Written problem =
Retype each line of the material exactly, please, skipping any picture in it.

Dataset section =
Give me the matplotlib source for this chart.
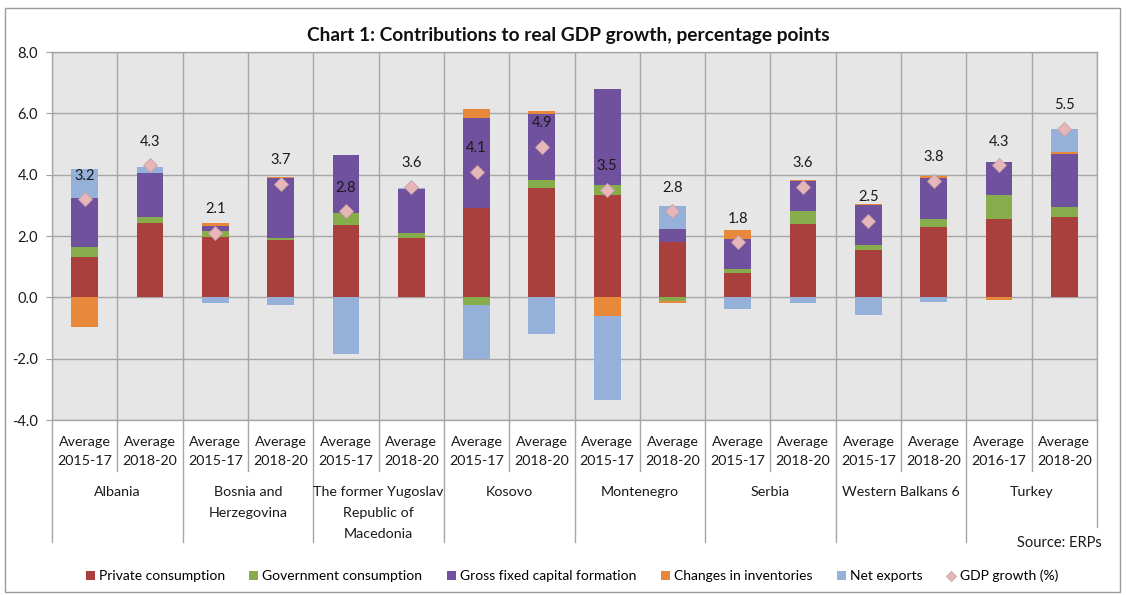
import matplotlib
matplotlib.use("Agg")
import matplotlib.pyplot as plt
import matplotlib.transforms as mtransforms
from matplotlib.patches import Patch, Rectangle
from matplotlib.lines import Line2D
import numpy as np

plt.rcParams['font.family'] = ['Lato', 'DejaVu Sans']

# ---------------- data ----------------
groups = ["Albania", "Bosnia and\nHerzegovina", "The former Yugoslav\nRepublic of\nMacedonia",
          "Kosovo", "Montenegro", "Serbia", "Western Balkans 6", "Turkey"]
periods = ["Average\n2015-17", "Average\n2018-20"] * 7 + ["Average\n2016-17", "Average\n2018-20"]

private = [1.32, 2.41, 1.97, 1.86, 2.35, 1.92, 2.90, 3.58, 3.33, 1.81, 0.80, 2.39, 1.54, 2.30, 2.55, 2.63]
government = [0.32, 0.21, 0.20, 0.09, 0.40, 0.18, -0.25, 0.24, 0.33, -0.13, 0.13, 0.42, 0.18, 0.25, 0.78, 0.30]
gfcf = [1.61, 1.42, 0.15, 1.93, 1.89, 1.42, 2.96, 2.15, 3.13, 0.41, 0.96, 0.97, 1.28, 1.35, 1.09, 1.73]
inventories = [-0.96, 0.00, 0.09, 0.05, 0.00, 0.00, 0.27, 0.09, -0.62, -0.04, 0.30, 0.06, 0.05, 0.06, -0.08, 0.09]
net_exports = [0.92, 0.22, -0.20, -0.25, -1.86, 0.06, -1.75, -1.21, -2.74, 0.76, -0.37, -0.20, -0.56, -0.15, 0.00, 0.74]
gdp_growth = [3.2, 4.3, 2.1, 3.7, 2.8, 3.6, 4.1, 4.9, 3.5, 2.8, 1.8, 3.6, 2.5, 3.8, 4.3, 5.5]

series_names = ["Private consumption", "Government consumption", "Gross fixed capital formation",
                "Changes in inventories", "Net exports"]
series_values = [private, government, gfcf, inventories, net_exports]
series_colors = ["#A9403E", "#86AC4B", "#70519E", "#E8883A", "#95B1D9"]

# ---------------- figure ----------------
W, H = 1126, 595
fig = plt.figure(figsize=(W / 100, H / 100), dpi=100)
fig.patch.set_facecolor("white")

ax = fig.add_axes([52 / W, 1 - 420 / H, (1097 - 52) / W, (420 - 52) / H])
ax.set_facecolor("#E6E6E6")

n = len(periods)
x = np.arange(n)
pos_bottom = np.zeros(n)
neg_bottom = np.zeros(n)
for name, vals, col in zip(series_names, series_values, series_colors):
    v = np.array(vals, dtype=float)
    bottoms = np.where(v >= 0, pos_bottom, neg_bottom)
    ax.bar(x, v, bottom=bottoms, width=0.41, color=col, label=name, zorder=3, linewidth=0)
    pos_bottom = pos_bottom + np.where(v > 0, v, 0)
    neg_bottom = neg_bottom + np.where(v < 0, v, 0)

ax.plot(x, gdp_growth, linestyle="none", marker="D", markersize=6.8,
        markerfacecolor="#E6B6B8", markeredgecolor="#C9A0A8", markeredgewidth=0.6,
        zorder=5, label="GDP growth (%)")
for xi, g in zip(x, gdp_growth):
    ax.annotate(f"{g:.1f}", (xi, g), xytext=(0, 17), textcoords="offset points",
                ha="center", va="center", fontsize=10.5, color="#1a1a1a", zorder=6)

ax.set_xlim(-0.5, n - 0.5)
ax.set_ylim(-4, 8)
ax.set_yticks(np.arange(-4, 8.1, 2))
ax.set_yticklabels([f"{t:.1f}" for t in np.arange(-4, 8.1, 2)], fontsize=10.5, color="#1a1a1a")
ax.tick_params(axis="y", length=4, color="#A0A0A0", pad=6)
ax.set_xticks(np.arange(-0.5, n, 1.0), minor=False)
ax.tick_params(axis="x", length=0, labelbottom=False)
ax.grid(True, color="#A6A6A6", linewidth=1.0, zorder=0)
ax.set_axisbelow(True)
for sp in ax.spines.values():
    sp.set_color("#A6A6A6")
    sp.set_linewidth(1.0)

# ---------------- multi-level category axis ----------------
trans = mtransforms.blended_transform_factory(ax.transData, fig.transFigure)

def fy(py):
    return 1 - py / H

for xi, lab in zip(x, periods):
    ax.text(xi, fy(451.5), lab, transform=trans, ha="center", va="center",
            fontsize=10.3, linespacing=1.75, color="#1a1a1a", clip_on=False)

for gi, gname in enumerate(groups):
    ax.text(2 * gi + 0.5, fy(486.5), gname, transform=trans, ha="center", va="top",
            fontsize=10.3, linespacing=1.85, color="#1a1a1a", clip_on=False)

line_col = "#A6A6A6"
for b in np.arange(-0.5, n, 1.0):
    if b == n - 0.5:
        y_end = 527
    elif int(b + 0.5) % 2 == 0:
        y_end = 542
    else:
        y_end = 471
    ax.add_line(Line2D([b, b], [fy(420), fy(y_end)], transform=trans, color=line_col,
                       linewidth=1.0, clip_on=False))

# ---------------- title, source, legend ----------------
fig.text(568 / W, fy(35), "Chart 1: Contributions to real GDP growth, percentage points",
         ha="center", va="center", fontsize=13.8, fontweight="bold", color="#111111")
fig.text(1102 / W, fy(543), "Source: ERPs", ha="right", va="center", fontsize=10.5, color="#1a1a1a")

handles = [Patch(facecolor=c, edgecolor="none") for c in series_colors]
handles.append(Line2D([], [], linestyle="none", marker="D", markersize=5.5,
                      markerfacecolor="#E6B6B8", markeredgecolor="#C9A0A8", markeredgewidth=0.6))
labels = series_names + ["GDP growth (%)"]
leg = fig.legend(handles, labels, ncol=6, loc="center", bbox_to_anchor=(572 / W, fy(576)),
                 frameon=False, fontsize=10.0, handlelength=0.65, handleheight=0.65,
                 handletextpad=0.3, columnspacing=1.75, borderaxespad=0)

# outer chart border
fig.patches.append(Rectangle((5 / W, fy(592)), (1120 - 5) / W, (592 - 8) / H,
                             transform=fig.transFigure, fill=False, edgecolor="#9A9A9A",
                             linewidth=1.0))

fig.savefig("out.png", dpi=100)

Written answer =
Give me the matplotlib source for this chart.
import matplotlib
matplotlib.use("Agg")
import matplotlib.pyplot as plt
import matplotlib.transforms as mtransforms
from matplotlib.patches import Patch, Rectangle
from matplotlib.lines import Line2D
import numpy as np

plt.rcParams['font.family'] = ['Lato', 'DejaVu Sans']

# ---------------- data ----------------
groups = ["Albania", "Bosnia and\nHerzegovina", "The former Yugoslav\nRepublic of\nMacedonia",
          "Kosovo", "Montenegro", "Serbia", "Western Balkans 6", "Turkey"]
periods = ["Average\n2015-17", "Average\n2018-20"] * 7 + ["Average\n2016-17", "Average\n2018-20"]

private = [1.32, 2.41, 1.97, 1.86, 2.35, 1.92, 2.90, 3.58, 3.33, 1.81, 0.80, 2.39, 1.54, 2.30, 2.55, 2.63]
government = [0.32, 0.21, 0.20, 0.09, 0.40, 0.18, -0.25, 0.24, 0.33, -0.13, 0.13, 0.42, 0.18, 0.25, 0.78, 0.30]
gfcf = [1.61, 1.42, 0.15, 1.93, 1.89, 1.42, 2.96, 2.15, 3.13, 0.41, 0.96, 0.97, 1.28, 1.35, 1.09, 1.73]
inventories = [-0.96, 0.00, 0.09, 0.05, 0.00, 0.00, 0.27, 0.09, -0.62, -0.04, 0.30, 0.06, 0.05, 0.06, -0.08, 0.09]
net_exports = [0.92, 0.22, -0.20, -0.25, -1.86, 0.06, -1.75, -1.21, -2.74, 0.76, -0.37, -0.20, -0.56, -0.15, 0.00, 0.74]
gdp_growth = [3.2, 4.3, 2.1, 3.7, 2.8, 3.6, 4.1, 4.9, 3.5, 2.8, 1.8, 3.6, 2.5, 3.8, 4.3, 5.5]

series_names = ["Private consumption", "Government consumption", "Gross fixed capital formation",
                "Changes in inventories", "Net exports"]
series_values = [private, government, gfcf, inventories, net_exports]
series_colors = ["#A9403E", "#86AC4B", "#70519E", "#E8883A", "#95B1D9"]

# ---------------- figure ----------------
W, H = 1126, 595
fig = plt.figure(figsize=(W / 100, H / 100), dpi=100)
fig.patch.set_facecolor("white")

ax = fig.add_axes([52 / W, 1 - 420 / H, (1097 - 52) / W, (420 - 52) / H])
ax.set_facecolor("#E6E6E6")

n = len(periods)
x = np.arange(n)
pos_bottom = np.zeros(n)
neg_bottom = np.zeros(n)
for name, vals, col in zip(series_names, series_values, series_colors):
    v = np.array(vals, dtype=float)
    bottoms = np.where(v >= 0, pos_bottom, neg_bottom)
    ax.bar(x, v, bottom=bottoms, width=0.41, color=col, label=name, zorder=3, linewidth=0)
    pos_bottom = pos_bottom + np.where(v > 0, v, 0)
    neg_bottom = neg_bottom + np.where(v < 0, v, 0)

ax.plot(x, gdp_growth, linestyle="none", marker="D", markersize=6.8,
        markerfacecolor="#E6B6B8", markeredgecolor="#C9A0A8", markeredgewidth=0.6,
        zorder=5, label="GDP growth (%)")
for xi, g in zip(x, gdp_growth):
    ax.annotate(f"{g:.1f}", (xi, g), xytext=(0, 17), textcoords="offset points",
                ha="center", va="center", fontsize=10.5, color="#1a1a1a", zorder=6)

ax.set_xlim(-0.5, n - 0.5)
ax.set_ylim(-4, 8)
ax.set_yticks(np.arange(-4, 8.1, 2))
ax.set_yticklabels([f"{t:.1f}" for t in np.arange(-4, 8.1, 2)], fontsize=10.5, color="#1a1a1a")
ax.tick_params(axis="y", length=4, color="#A0A0A0", pad=6)
ax.set_xticks(np.arange(-0.5, n, 1.0), minor=False)
ax.tick_params(axis="x", length=0, labelbottom=False)
ax.grid(True, color="#A6A6A6", linewidth=1.0, zorder=0)
ax.set_axisbelow(True)
for sp in ax.spines.values():
    sp.set_color("#A6A6A6")
    sp.set_linewidth(1.0)

# ---------------- multi-level category axis ----------------
trans = mtransforms.blended_transform_factory(ax.transData, fig.transFigure)

def fy(py):
    return 1 - py / H

for xi, lab in zip(x, periods):
    ax.text(xi, fy(451.5), lab, transform=trans, ha="center", va="center",
            fontsize=10.3, linespacing=1.75, color="#1a1a1a", clip_on=False)

for gi, gname in enumerate(groups):
    ax.text(2 * gi + 0.5, fy(486.5), gname, transform=trans, ha="center", va="top",
            fontsize=10.3, linespacing=1.85, color="#1a1a1a", clip_on=False)

line_col = "#A6A6A6"
for b in np.arange(-0.5, n, 1.0):
    if b == n - 0.5:
        y_end = 527
    elif int(b + 0.5) % 2 == 0:
        y_end = 542
    else:
        y_end = 471
    ax.add_line(Line2D([b, b], [fy(420), fy(y_end)], transform=trans, color=line_col,
                       linewidth=1.0, clip_on=False))

# ---------------- title, source, legend ----------------
fig.text(568 / W, fy(35), "Chart 1: Contributions to real GDP growth, percentage points",
         ha="center", va="center", fontsize=13.8, fontweight="bold", color="#111111")
fig.text(1102 / W, fy(543), "Source: ERPs", ha="right", va="center", fontsize=10.5, color="#1a1a1a")

handles = [Patch(facecolor=c, edgecolor="none") for c in series_colors]
handles.append(Line2D([], [], linestyle="none", marker="D", markersize=5.5,
                      markerfacecolor="#E6B6B8", markeredgecolor="#C9A0A8", markeredgewidth=0.6))
labels = series_names + ["GDP growth (%)"]
leg = fig.legend(handles, labels, ncol=6, loc="center", bbox_to_anchor=(572 / W, fy(576)),
                 frameon=False, fontsize=10.0, handlelength=0.65, handleheight=0.65,
                 handletextpad=0.3, columnspacing=1.75, borderaxespad=0)

# outer chart border
fig.patches.append(Rectangle((5 / W, fy(592)), (1120 - 5) / W, (592 - 8) / H,
                             transform=fig.transFigure, fill=False, edgecolor="#9A9A9A",
                             linewidth=1.0))

fig.savefig("out.png", dpi=100)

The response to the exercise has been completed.